(Le 10e Symposium international d’art in situ de la Fondation Derouin accueillait à l’été 2009 onze artistes issus de Cuba, des États-Unis, du Québec et du reste du Canada. Ils étaient invités à concevoir dans les Jardins du Précambrien des œuvres sous le thème des « Chemins et tracés ». À l’instigation de l’atelier de géopoétique La traversée, j’ai accepté de décrire l’une de ces œuvres. J’ai choisi Castillos en el aire du cubain Duvier del Dago Fernández.)
Première observation:
Je marche en forêt sur l’un des sentiers des Jardins du Précambrien. La pluie s’est enfin calmée.

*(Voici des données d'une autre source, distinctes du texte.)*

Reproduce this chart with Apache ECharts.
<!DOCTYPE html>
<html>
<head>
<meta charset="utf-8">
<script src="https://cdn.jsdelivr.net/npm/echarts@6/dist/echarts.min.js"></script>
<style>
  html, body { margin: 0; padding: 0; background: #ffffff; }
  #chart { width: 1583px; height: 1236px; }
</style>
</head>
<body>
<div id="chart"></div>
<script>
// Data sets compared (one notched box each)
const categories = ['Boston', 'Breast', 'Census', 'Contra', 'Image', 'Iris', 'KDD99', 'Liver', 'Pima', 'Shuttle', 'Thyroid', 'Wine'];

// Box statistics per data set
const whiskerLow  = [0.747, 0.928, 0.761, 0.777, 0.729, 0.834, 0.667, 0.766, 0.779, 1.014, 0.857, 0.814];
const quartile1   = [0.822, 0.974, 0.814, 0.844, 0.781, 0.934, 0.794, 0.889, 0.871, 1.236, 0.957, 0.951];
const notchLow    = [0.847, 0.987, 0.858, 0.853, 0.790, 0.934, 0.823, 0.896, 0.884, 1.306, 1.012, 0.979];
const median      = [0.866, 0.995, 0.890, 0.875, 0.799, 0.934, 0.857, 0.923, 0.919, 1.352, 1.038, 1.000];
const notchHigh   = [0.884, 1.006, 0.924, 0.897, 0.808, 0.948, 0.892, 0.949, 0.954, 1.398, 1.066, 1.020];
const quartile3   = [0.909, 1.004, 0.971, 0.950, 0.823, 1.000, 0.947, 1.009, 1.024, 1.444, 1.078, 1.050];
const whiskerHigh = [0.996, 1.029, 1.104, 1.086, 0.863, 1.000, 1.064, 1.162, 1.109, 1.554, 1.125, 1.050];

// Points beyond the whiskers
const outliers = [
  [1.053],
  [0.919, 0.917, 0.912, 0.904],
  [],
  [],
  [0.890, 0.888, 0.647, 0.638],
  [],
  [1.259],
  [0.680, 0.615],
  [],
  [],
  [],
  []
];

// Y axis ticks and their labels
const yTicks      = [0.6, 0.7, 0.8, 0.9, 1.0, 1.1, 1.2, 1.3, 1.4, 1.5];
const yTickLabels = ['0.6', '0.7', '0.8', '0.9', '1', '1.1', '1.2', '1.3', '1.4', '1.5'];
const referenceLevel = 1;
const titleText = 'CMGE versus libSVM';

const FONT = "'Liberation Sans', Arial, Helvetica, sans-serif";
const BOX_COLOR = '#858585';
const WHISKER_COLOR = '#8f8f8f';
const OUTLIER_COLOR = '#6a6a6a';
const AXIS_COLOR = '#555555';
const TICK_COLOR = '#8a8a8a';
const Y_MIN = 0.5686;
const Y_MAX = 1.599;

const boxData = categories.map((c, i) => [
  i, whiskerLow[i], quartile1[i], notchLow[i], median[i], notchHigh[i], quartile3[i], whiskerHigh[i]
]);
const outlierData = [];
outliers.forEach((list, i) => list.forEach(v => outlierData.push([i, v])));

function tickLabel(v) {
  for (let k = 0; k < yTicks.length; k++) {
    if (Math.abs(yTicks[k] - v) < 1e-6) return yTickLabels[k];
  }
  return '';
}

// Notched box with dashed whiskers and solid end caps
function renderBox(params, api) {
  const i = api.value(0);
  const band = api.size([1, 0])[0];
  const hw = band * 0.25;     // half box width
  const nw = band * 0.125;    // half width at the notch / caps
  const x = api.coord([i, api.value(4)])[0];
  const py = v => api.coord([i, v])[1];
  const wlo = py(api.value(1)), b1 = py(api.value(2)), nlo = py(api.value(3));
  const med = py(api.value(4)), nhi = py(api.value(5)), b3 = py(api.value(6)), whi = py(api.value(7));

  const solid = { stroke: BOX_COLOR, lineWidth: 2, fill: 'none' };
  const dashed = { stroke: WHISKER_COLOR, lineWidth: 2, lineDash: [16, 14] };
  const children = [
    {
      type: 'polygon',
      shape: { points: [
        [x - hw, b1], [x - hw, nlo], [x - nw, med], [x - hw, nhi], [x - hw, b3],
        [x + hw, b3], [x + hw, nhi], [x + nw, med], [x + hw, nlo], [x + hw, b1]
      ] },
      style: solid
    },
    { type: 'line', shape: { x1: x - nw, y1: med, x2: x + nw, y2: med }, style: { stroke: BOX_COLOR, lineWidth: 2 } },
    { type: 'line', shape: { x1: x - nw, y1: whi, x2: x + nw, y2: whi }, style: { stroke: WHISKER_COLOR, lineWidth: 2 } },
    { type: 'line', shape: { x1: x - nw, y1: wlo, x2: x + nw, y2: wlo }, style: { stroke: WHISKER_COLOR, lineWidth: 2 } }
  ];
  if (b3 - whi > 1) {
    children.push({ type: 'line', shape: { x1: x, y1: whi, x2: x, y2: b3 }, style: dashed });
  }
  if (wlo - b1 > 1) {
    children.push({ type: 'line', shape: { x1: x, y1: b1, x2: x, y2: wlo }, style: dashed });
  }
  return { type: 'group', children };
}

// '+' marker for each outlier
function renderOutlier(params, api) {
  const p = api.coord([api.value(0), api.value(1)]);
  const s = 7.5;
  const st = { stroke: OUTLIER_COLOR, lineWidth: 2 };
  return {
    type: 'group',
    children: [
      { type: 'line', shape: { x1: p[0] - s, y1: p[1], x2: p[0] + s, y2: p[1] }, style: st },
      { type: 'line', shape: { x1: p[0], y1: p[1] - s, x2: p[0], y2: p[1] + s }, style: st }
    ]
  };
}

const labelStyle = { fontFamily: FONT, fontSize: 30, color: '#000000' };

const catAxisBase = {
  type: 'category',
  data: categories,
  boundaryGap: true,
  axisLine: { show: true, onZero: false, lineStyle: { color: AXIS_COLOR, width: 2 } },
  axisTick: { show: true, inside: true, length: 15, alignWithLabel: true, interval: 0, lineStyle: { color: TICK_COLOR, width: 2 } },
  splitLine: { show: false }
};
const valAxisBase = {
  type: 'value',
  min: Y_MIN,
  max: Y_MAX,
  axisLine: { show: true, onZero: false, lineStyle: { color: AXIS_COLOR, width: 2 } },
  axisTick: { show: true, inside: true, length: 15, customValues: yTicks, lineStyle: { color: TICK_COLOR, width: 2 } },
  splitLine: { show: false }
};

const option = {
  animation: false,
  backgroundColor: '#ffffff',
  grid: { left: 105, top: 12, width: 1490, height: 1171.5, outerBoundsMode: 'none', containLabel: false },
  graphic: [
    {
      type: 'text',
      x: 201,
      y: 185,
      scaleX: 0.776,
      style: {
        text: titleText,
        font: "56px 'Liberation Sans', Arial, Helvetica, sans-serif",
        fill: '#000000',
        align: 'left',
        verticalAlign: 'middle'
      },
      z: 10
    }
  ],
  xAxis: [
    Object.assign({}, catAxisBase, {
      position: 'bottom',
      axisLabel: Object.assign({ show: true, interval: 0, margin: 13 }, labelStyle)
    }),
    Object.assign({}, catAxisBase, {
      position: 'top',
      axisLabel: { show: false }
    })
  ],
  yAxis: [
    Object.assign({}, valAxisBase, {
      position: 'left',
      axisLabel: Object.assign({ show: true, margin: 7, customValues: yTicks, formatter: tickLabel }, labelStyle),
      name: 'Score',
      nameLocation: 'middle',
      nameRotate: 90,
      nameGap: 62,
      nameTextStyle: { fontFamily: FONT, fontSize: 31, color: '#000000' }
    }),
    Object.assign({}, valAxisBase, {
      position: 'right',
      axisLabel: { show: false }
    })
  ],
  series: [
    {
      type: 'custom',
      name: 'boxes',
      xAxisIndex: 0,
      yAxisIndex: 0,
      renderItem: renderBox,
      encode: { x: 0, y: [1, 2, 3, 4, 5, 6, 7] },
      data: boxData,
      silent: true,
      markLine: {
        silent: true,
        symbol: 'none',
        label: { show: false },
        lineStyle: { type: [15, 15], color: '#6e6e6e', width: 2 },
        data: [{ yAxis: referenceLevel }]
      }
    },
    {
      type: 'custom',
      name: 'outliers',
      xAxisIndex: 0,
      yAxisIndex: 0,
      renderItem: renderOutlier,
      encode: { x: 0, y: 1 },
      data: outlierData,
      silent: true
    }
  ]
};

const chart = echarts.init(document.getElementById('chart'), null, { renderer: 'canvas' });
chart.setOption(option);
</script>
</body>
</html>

Tout l’été elle ne cessera de me compliquer la vie, créant des rigoles dans le sous-sol, favorisant l’apparition de plaques de mousse sur le toit, retardant le moment où je pourrai faucher les grandes herbes au fond du terrain. Mais là, en cet après-midi du 18 juillet, elle laisse place à un soleil timide, et je m’aventure en forêt. Julien Gracq en serait fier.
Le sentier serpente entre les rochers et les rus et je découvre après de nombreux ambages une œuvre faite uniquement de cordes blanches tendues entre les arbres et enroulées autour de leurs troncs. Selon les points de vue, elle ressemble à un pont suspendu, à des vagues qui déferlent, à l’armature d’une structure architecturale, à un immense piège à souvenirs, comme un capteur de rêves amérindien, à une toile d’araignée, faite pour immobiliser des oiseaux ou des bipèdes insouciants, à un parachute dont il ne resterait plus que les cordes, la toile ayant été emportée par le vent et la pluie, à des fils électriques réunis en grappe à l’approche des pylônes, à un labyrinthe aussi, un dédale de nylon, un peu à la manière du labyrinthe que Fernando Arrabal avait imaginé dans une de ses pièces, c’est-à-dire un labyrinthe de draps suspendus à des cordes à linge, où les personnages se perdaient tout aussi assurément que dans celui de Cnossos. Mais à la différence des labyrinthes, qui se veulent inextricables, celui-ci rend l’espace qu’il occupe impénétrable. On ne peut pas y circuler, l’espace est en quelque sorte confisqué. On n’y entre pas, on en fait le tour. On l’examine de l’extérieur. On en prend la mesure, mais on ne peut en expérimenter de l’intérieur le réseau.